Print the lines starting at the line containing "Give me the D3.js source for this chart." and ending at the line containing "71, bottom: 35", exactly and in full, without the pictures.

▼

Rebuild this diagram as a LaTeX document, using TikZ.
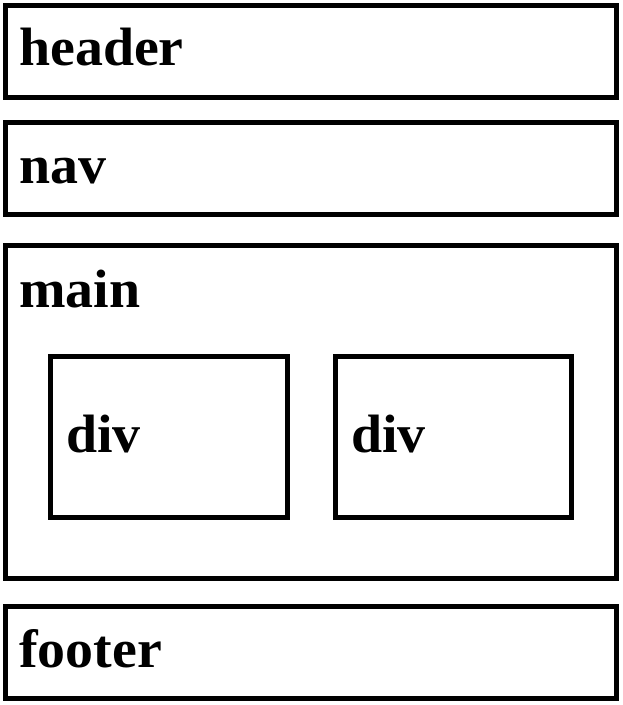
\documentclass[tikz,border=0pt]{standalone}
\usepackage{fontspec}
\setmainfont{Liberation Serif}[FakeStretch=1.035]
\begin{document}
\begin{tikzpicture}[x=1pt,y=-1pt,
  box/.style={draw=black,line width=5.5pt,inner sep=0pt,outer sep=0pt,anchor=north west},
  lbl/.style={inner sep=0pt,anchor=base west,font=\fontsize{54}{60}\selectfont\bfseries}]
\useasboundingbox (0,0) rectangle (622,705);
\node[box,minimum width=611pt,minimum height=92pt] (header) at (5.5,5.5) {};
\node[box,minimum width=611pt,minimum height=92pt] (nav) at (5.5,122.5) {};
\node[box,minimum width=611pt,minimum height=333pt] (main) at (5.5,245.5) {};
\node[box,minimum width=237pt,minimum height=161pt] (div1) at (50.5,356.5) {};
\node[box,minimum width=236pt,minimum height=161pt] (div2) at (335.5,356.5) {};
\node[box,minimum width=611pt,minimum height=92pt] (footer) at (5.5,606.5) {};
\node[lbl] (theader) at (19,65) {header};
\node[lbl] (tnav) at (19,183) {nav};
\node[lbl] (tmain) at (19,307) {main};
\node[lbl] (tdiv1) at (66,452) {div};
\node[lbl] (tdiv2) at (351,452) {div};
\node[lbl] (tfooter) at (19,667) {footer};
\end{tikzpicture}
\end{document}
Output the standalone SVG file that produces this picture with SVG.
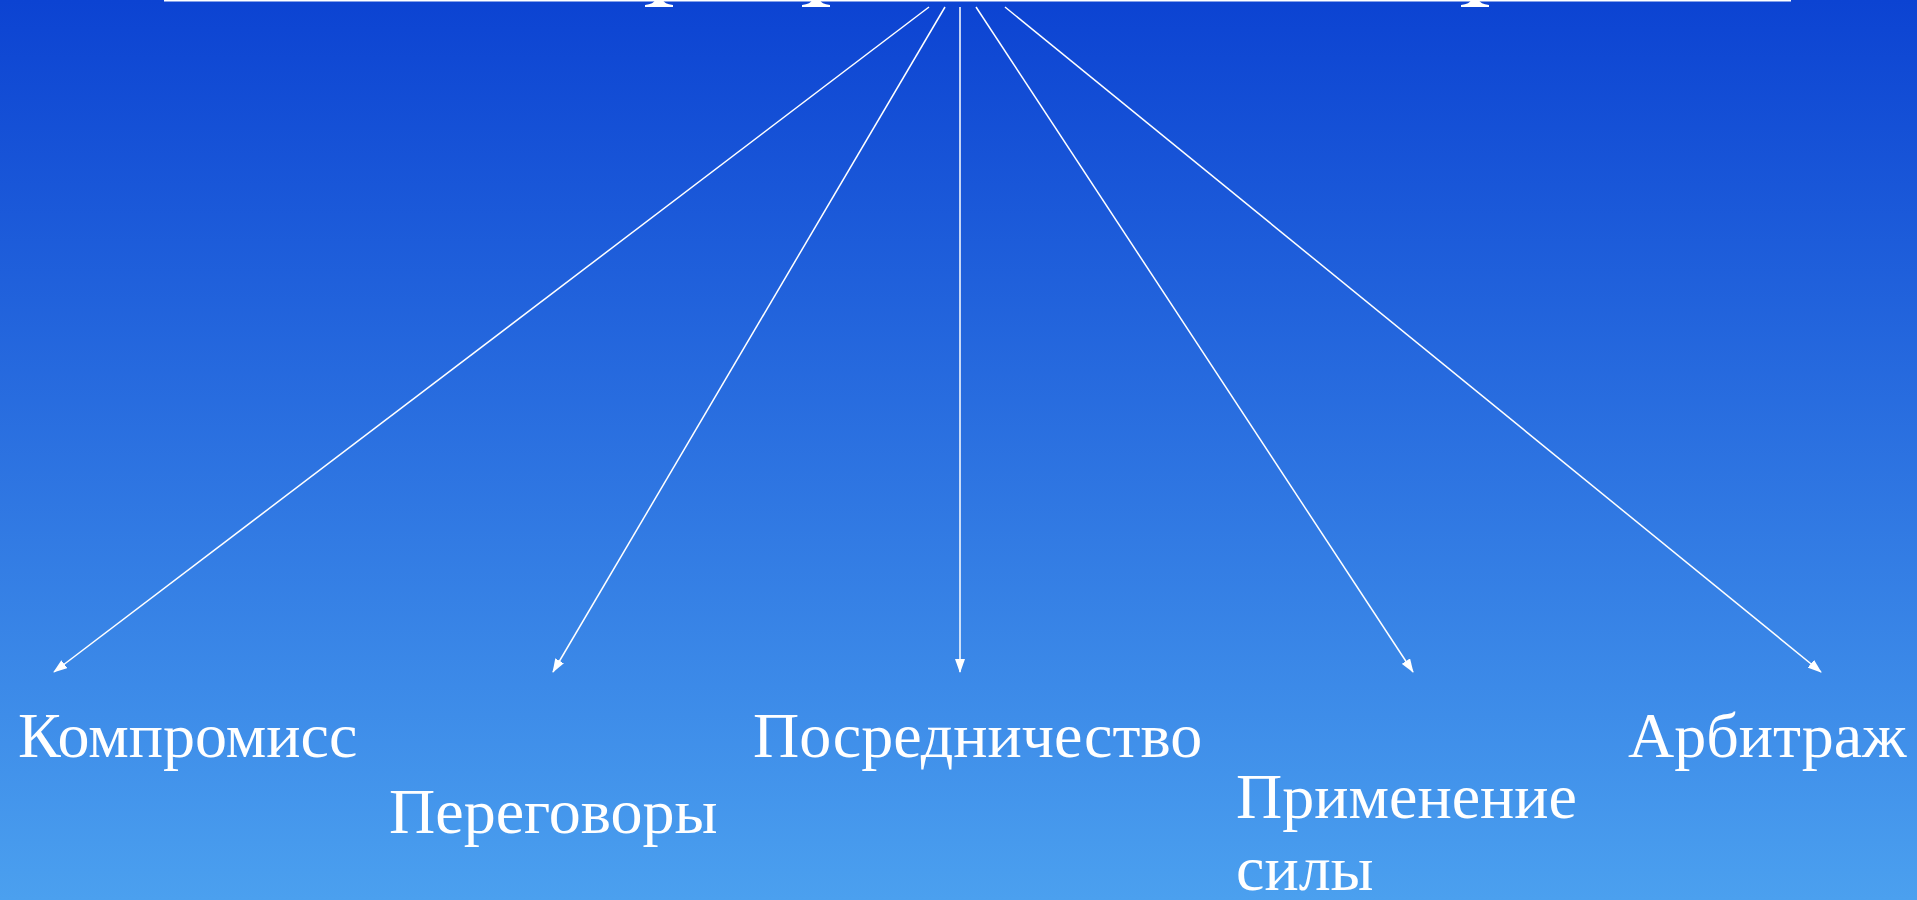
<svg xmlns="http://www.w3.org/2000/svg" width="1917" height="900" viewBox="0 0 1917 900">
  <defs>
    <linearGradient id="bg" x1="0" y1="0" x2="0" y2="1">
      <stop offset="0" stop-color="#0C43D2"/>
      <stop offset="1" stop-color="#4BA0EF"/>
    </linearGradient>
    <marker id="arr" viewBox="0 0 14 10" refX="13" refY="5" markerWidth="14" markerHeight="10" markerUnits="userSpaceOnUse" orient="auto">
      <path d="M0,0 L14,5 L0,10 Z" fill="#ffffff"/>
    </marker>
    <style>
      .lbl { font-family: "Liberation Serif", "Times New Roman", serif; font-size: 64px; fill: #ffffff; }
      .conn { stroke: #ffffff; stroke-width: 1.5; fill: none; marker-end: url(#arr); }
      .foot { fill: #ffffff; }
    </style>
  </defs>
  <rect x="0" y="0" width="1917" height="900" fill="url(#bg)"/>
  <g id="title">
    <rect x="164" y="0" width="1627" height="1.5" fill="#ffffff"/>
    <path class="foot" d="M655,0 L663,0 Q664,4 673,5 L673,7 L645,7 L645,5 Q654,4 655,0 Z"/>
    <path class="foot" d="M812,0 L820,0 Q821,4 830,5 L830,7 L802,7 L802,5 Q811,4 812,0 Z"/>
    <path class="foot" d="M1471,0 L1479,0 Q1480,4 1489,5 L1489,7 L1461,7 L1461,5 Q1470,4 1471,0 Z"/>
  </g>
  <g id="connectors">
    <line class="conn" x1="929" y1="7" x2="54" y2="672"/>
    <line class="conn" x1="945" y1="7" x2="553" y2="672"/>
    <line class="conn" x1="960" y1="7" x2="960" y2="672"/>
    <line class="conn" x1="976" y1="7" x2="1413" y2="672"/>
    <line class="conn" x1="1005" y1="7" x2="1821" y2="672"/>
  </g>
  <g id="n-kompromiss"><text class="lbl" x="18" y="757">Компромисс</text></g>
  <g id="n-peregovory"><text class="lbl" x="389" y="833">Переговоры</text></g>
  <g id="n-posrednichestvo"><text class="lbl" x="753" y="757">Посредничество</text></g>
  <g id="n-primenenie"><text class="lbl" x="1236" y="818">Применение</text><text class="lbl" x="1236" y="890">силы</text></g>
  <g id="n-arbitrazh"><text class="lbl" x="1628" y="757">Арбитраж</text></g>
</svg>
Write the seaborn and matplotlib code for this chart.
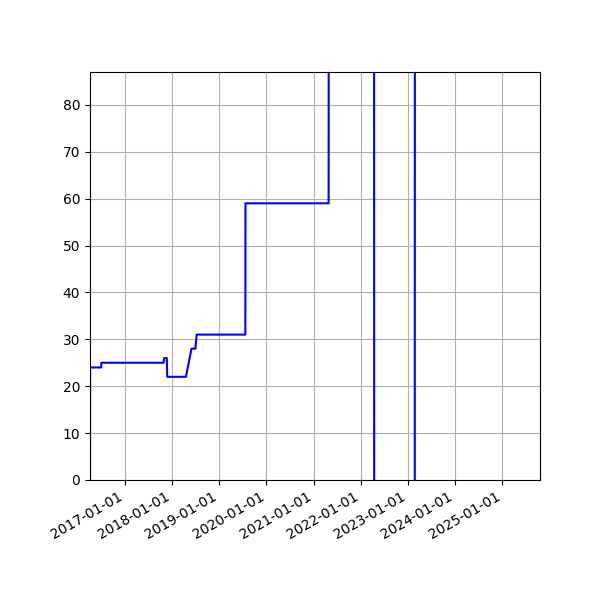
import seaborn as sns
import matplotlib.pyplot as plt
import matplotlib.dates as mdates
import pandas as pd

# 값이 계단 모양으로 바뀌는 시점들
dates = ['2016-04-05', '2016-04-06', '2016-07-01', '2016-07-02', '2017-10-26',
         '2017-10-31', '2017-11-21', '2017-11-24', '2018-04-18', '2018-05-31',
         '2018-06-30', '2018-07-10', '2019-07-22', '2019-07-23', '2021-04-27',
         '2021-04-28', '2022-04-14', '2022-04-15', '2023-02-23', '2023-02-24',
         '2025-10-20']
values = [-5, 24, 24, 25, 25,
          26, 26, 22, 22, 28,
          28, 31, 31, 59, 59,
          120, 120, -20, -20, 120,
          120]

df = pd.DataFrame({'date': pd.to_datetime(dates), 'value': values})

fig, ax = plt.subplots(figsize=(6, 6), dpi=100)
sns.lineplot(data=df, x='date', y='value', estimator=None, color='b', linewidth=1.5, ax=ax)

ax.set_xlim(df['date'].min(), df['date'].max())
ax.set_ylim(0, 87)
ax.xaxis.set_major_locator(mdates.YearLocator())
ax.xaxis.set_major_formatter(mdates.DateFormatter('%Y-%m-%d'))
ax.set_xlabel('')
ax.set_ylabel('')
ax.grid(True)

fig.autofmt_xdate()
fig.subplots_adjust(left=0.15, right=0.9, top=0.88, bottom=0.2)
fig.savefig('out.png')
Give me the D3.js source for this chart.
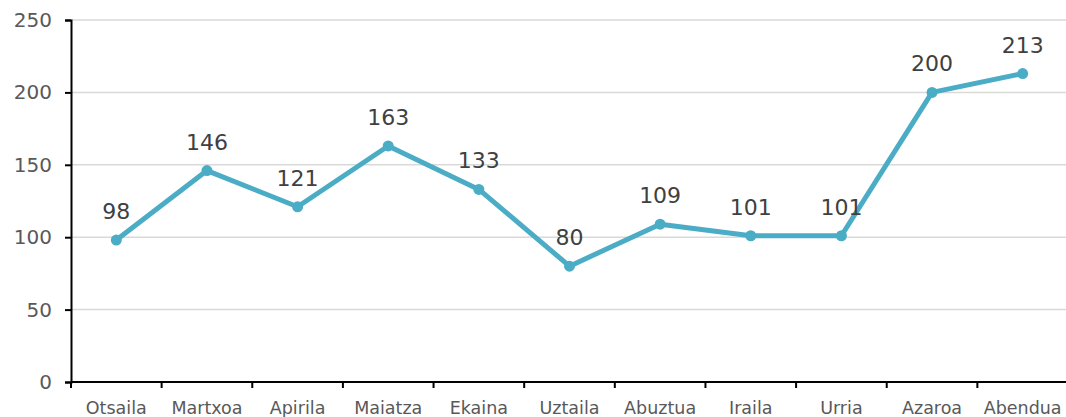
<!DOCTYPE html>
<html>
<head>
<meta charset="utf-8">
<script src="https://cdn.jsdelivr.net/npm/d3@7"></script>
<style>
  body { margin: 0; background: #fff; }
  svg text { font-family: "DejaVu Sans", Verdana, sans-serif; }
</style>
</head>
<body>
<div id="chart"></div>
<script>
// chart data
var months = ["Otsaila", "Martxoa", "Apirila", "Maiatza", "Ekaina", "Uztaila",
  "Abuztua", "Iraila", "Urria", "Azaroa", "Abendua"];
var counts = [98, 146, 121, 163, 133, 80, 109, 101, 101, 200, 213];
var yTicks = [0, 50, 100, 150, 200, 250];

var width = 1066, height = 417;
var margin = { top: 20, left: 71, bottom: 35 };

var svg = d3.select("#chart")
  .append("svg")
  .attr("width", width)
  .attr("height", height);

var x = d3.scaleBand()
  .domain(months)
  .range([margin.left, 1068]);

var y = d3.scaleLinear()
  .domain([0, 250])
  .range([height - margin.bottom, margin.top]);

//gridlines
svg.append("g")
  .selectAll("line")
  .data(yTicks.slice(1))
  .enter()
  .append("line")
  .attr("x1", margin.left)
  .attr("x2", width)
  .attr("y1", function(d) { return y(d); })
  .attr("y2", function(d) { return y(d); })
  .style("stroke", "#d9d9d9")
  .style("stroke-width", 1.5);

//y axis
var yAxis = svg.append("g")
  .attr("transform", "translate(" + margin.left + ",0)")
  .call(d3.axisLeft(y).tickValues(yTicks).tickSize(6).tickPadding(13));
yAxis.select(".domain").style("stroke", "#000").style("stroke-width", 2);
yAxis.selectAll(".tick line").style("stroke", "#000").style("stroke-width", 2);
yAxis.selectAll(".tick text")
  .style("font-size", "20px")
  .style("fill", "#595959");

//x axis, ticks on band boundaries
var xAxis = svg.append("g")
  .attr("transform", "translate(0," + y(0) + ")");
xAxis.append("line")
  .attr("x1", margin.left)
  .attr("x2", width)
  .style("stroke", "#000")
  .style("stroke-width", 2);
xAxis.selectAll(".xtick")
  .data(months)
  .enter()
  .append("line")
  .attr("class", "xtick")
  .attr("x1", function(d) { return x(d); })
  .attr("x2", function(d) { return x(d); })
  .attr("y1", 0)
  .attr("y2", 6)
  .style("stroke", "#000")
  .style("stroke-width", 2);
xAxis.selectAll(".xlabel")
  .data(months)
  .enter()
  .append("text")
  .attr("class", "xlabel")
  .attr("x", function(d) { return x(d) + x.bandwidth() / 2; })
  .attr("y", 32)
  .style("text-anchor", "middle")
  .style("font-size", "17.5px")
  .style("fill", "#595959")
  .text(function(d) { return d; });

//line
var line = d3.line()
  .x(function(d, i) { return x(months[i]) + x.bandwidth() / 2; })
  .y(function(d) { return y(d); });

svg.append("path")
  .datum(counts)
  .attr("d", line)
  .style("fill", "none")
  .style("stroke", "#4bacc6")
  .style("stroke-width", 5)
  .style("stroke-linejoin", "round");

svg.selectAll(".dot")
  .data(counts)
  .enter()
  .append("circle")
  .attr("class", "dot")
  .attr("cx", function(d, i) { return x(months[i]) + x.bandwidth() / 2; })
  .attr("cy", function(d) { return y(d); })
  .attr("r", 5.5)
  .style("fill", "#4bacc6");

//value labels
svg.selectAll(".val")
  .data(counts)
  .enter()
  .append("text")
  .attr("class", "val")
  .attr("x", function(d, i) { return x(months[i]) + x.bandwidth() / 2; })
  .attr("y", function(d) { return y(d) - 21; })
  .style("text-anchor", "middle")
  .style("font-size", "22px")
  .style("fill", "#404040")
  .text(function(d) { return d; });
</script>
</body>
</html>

▲

▶ OUTPUT OF THE TASK:
Give me the D3.js source for this chart.
<!DOCTYPE html>
<html>
<head>
<meta charset="utf-8">
<script src="https://cdn.jsdelivr.net/npm/d3@7"></script>
<style>
  body { margin: 0; background: #fff; }
  svg text { font-family: "DejaVu Sans", Verdana, sans-serif; }
</style>
</head>
<body>
<div id="chart"></div>
<script>
// chart data
var months = ["Otsaila", "Martxoa", "Apirila", "Maiatza", "Ekaina", "Uztaila",
  "Abuztua", "Iraila", "Urria", "Azaroa", "Abendua"];
var counts = [98, 146, 121, 163, 133, 80, 109, 101, 101, 200, 213];
var yTicks = [0, 50, 100, 150, 200, 250];

var width = 1066, height = 417;
var margin = { top: 20, left: 71, bottom: 35 };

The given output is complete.